Short task: Exclude the pictures and reproduce the remaining data exactly as written.

Raw data:
━━━━
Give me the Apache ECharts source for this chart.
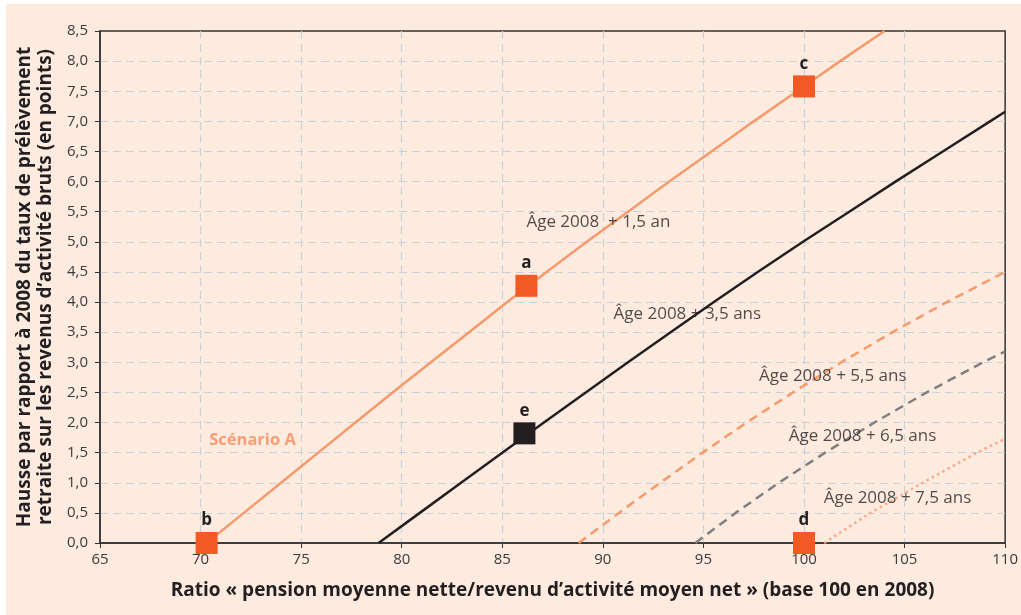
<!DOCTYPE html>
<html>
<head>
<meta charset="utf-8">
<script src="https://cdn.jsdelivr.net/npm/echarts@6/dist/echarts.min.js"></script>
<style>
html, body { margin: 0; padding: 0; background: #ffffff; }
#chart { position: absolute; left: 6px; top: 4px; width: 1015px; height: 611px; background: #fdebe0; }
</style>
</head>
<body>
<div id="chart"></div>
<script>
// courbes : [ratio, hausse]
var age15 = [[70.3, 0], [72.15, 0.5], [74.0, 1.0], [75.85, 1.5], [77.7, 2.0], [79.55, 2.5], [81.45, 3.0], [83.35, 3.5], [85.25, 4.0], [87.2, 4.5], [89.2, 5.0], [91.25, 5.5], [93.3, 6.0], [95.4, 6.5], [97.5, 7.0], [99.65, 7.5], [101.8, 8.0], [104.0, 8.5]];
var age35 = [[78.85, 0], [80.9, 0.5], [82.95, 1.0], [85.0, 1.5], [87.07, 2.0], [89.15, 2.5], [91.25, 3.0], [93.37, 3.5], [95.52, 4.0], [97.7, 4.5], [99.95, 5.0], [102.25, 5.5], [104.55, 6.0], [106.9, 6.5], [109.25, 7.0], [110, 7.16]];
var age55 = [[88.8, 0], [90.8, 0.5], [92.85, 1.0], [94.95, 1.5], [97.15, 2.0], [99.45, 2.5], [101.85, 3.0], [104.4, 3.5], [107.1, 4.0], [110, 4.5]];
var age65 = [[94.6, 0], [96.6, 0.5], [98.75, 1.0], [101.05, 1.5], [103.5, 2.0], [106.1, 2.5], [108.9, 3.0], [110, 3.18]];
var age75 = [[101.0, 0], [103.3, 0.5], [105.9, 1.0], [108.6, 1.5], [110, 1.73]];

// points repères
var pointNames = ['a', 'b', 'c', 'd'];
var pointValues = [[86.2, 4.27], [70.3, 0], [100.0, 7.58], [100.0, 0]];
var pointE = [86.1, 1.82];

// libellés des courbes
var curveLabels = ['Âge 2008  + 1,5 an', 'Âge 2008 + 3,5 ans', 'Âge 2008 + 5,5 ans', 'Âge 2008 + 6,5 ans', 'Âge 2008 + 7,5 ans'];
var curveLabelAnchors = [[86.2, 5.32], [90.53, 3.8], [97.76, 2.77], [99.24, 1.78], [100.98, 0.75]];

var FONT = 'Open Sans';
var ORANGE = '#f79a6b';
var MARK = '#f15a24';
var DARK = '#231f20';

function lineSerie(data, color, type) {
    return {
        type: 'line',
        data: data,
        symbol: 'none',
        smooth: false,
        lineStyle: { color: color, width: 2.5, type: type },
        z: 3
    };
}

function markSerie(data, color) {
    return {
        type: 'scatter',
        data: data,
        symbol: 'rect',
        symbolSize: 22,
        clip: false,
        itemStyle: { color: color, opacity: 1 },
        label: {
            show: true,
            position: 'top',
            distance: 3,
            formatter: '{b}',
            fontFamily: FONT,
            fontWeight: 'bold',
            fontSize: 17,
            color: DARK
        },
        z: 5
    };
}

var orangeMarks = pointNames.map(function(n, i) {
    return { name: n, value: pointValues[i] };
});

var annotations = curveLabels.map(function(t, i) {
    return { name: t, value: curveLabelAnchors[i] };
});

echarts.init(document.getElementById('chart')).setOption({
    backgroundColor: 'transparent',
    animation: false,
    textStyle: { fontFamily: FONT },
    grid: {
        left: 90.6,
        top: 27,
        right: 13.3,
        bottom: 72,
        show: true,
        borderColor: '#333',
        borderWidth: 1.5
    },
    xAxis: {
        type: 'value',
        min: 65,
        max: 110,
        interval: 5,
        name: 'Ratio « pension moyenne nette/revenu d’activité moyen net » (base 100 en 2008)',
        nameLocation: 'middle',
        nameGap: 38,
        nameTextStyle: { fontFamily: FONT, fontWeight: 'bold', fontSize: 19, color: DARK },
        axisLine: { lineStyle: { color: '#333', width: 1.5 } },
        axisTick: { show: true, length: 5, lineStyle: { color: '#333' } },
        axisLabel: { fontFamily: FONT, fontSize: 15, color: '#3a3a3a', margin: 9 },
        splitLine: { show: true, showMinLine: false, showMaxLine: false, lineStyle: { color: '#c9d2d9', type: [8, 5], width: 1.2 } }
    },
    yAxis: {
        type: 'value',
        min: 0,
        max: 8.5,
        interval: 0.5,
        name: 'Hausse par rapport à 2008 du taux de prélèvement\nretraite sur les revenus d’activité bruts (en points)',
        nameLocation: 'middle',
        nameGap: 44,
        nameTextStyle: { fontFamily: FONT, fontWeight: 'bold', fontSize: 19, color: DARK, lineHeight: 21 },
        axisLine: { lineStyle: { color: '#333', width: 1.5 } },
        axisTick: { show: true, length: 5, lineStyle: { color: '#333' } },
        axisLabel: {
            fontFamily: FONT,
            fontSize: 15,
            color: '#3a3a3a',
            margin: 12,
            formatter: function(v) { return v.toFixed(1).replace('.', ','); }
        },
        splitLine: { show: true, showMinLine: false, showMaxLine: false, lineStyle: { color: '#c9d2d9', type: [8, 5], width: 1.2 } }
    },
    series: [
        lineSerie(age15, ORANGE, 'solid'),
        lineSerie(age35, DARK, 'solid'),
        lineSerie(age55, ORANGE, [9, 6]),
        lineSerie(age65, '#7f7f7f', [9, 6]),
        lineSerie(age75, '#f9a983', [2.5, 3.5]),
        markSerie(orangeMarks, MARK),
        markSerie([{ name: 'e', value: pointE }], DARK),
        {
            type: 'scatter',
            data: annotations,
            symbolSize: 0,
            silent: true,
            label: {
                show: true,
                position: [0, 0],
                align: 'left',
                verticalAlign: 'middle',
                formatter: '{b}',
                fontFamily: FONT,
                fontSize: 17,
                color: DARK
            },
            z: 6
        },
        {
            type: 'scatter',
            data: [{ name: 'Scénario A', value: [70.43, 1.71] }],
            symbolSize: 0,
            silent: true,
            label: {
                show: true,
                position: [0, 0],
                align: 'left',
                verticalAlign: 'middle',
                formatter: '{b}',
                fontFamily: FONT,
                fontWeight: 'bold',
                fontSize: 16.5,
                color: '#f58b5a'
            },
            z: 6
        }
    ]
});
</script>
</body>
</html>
━━━━
Output of the task:
Give me the Apache ECharts source for this chart.
<!DOCTYPE html>
<html>
<head>
<meta charset="utf-8">
<script src="https://cdn.jsdelivr.net/npm/echarts@6/dist/echarts.min.js"></script>
<style>
html, body { margin: 0; padding: 0; background: #ffffff; }
#chart { position: absolute; left: 6px; top: 4px; width: 1015px; height: 611px; background: #fdebe0; }
</style>
</head>
<body>
<div id="chart"></div>
<script>
// courbes : [ratio, hausse]
var age15 = [[70.3, 0], [72.15, 0.5], [74.0, 1.0], [75.85, 1.5], [77.7, 2.0], [79.55, 2.5], [81.45, 3.0], [83.35, 3.5], [85.25, 4.0], [87.2, 4.5], [89.2, 5.0], [91.25, 5.5], [93.3, 6.0], [95.4, 6.5], [97.5, 7.0], [99.65, 7.5], [101.8, 8.0], [104.0, 8.5]];
var age35 = [[78.85, 0], [80.9, 0.5], [82.95, 1.0], [85.0, 1.5], [87.07, 2.0], [89.15, 2.5], [91.25, 3.0], [93.37, 3.5], [95.52, 4.0], [97.7, 4.5], [99.95, 5.0], [102.25, 5.5], [104.55, 6.0], [106.9, 6.5], [109.25, 7.0], [110, 7.16]];
var age55 = [[88.8, 0], [90.8, 0.5], [92.85, 1.0], [94.95, 1.5], [97.15, 2.0], [99.45, 2.5], [101.85, 3.0], [104.4, 3.5], [107.1, 4.0], [110, 4.5]];
var age65 = [[94.6, 0], [96.6, 0.5], [98.75, 1.0], [101.05, 1.5], [103.5, 2.0], [106.1, 2.5], [108.9, 3.0], [110, 3.18]];
var age75 = [[101.0, 0], [103.3, 0.5], [105.9, 1.0], [108.6, 1.5], [110, 1.73]];

// points repères
var pointNames = ['a', 'b', 'c', 'd'];
var pointValues = [[86.2, 4.27], [70.3, 0], [100.0, 7.58], [100.0, 0]];
var pointE = [86.1, 1.82];

// libellés des courbes
var curveLabels = ['Âge 2008  + 1,5 an', 'Âge 2008 + 3,5 ans', 'Âge 2008 + 5,5 ans', 'Âge 2008 + 6,5 ans', 'Âge 2008 + 7,5 ans'];
var curveLabelAnchors = [[86.2, 5.32], [90.53, 3.8], [97.76, 2.77], [99.24, 1.78], [100.98, 0.75]];

var FONT = 'Open Sans';
var ORANGE = '#f79a6b';
var MARK = '#f15a24';
var DARK = '#231f20';

function lineSerie(data, color, type) {
    return {
        type: 'line',
        data: data,
        symbol: 'none',
        smooth: false,
        lineStyle: { color: color, width: 2.5, type: type },
        z: 3
    };
}

function markSerie(data, color) {
    return {
        type: 'scatter',
        data: data,
        symbol: 'rect',
        symbolSize: 22,
        clip: false,
        itemStyle: { color: color, opacity: 1 },
        label: {
            show: true,
            position: 'top',
            distance: 3,
            formatter: '{b}',
            fontFamily: FONT,
            fontWeight: 'bold',
            fontSize: 17,
            color: DARK
        },
        z: 5
    };
}

var orangeMarks = pointNames.map(function(n, i) {
    return { name: n, value: pointValues[i] };
});

var annotations = curveLabels.map(function(t, i) {
    return { name: t, value: curveLabelAnchors[i] };
});

echarts.init(document.getElementById('chart')).setOption({
    backgroundColor: 'transparent',
    animation: false,
    textStyle: { fontFamily: FONT },
    grid: {
        left: 90.6,
        top: 27,
        right: 13.3,
        bottom: 72,
        show: true,
        borderColor: '#333',
        borderWidth: 1.5
    },
    xAxis: {
        type: 'value',
        min: 65,
        max: 110,
        interval: 5,
        name: 'Ratio « pension moyenne nette/revenu d’activité moyen net » (base 100 en 2008)',
        nameLocation: 'middle',
        nameGap: 38,
        nameTextStyle: { fontFamily: FONT, fontWeight: 'bold', fontSize: 19, color: DARK },
        axisLine: { lineStyle: { color: '#333', width: 1.5 } },
        axisTick: { show: true, length: 5, lineStyle: { color: '#333' } },
        axisLabel: { fontFamily: FONT, fontSize: 15, color: '#3a3a3a', margin: 9 },
        splitLine: { show: true, showMinLine: false, showMaxLine: false, lineStyle: { color: '#c9d2d9', type: [8, 5], width: 1.2 } }
    },
    yAxis: {
        type: 'value',
        min: 0,
        max: 8.5,
        interval: 0.5,
        name: 'Hausse par rapport à 2008 du taux de prélèvement\nretraite sur les revenus d’activité bruts (en points)',
        nameLocation: 'middle',
        nameGap: 44,
        nameTextStyle: { fontFamily: FONT, fontWeight: 'bold', fontSize: 19, color: DARK, lineHeight: 21 },
        axisLine: { lineStyle: { color: '#333', width: 1.5 } },
        axisTick: { show: true, length: 5, lineStyle: { color: '#333' } },
        axisLabel: {
            fontFamily: FONT,
            fontSize: 15,
            color: '#3a3a3a',
            margin: 12,
            formatter: function(v) { return v.toFixed(1).replace('.', ','); }
        },
        splitLine: { show: true, showMinLine: false, showMaxLine: false, lineStyle: { color: '#c9d2d9', type: [8, 5], width: 1.2 } }
    },
    series: [
        lineSerie(age15, ORANGE, 'solid'),
        lineSerie(age35, DARK, 'solid'),
        lineSerie(age55, ORANGE, [9, 6]),
        lineSerie(age65, '#7f7f7f', [9, 6]),
        lineSerie(age75, '#f9a983', [2.5, 3.5]),
        markSerie(orangeMarks, MARK),
        markSerie([{ name: 'e', value: pointE }], DARK),
        {
            type: 'scatter',
            data: annotations,
            symbolSize: 0,
            silent: true,
            label: {
                show: true,
                position: [0, 0],
                align: 'left',
                verticalAlign: 'middle',
                formatter: '{b}',
                fontFamily: FONT,
                fontSize: 17,
                color: DARK
            },
            z: 6
        },
        {
            type: 'scatter',
            data: [{ name: 'Scénario A', value: [70.43, 1.71] }],
            symbolSize: 0,
            silent: true,
            label: {
                show: true,
                position: [0, 0],
                align: 'left',
                verticalAlign: 'middle',
                formatter: '{b}',
                fontFamily: FONT,
                fontWeight: 'bold',
                fontSize: 16.5,
                color: '#f58b5a'
            },
            z: 6
        }
    ]
});
</script>
</body>
</html>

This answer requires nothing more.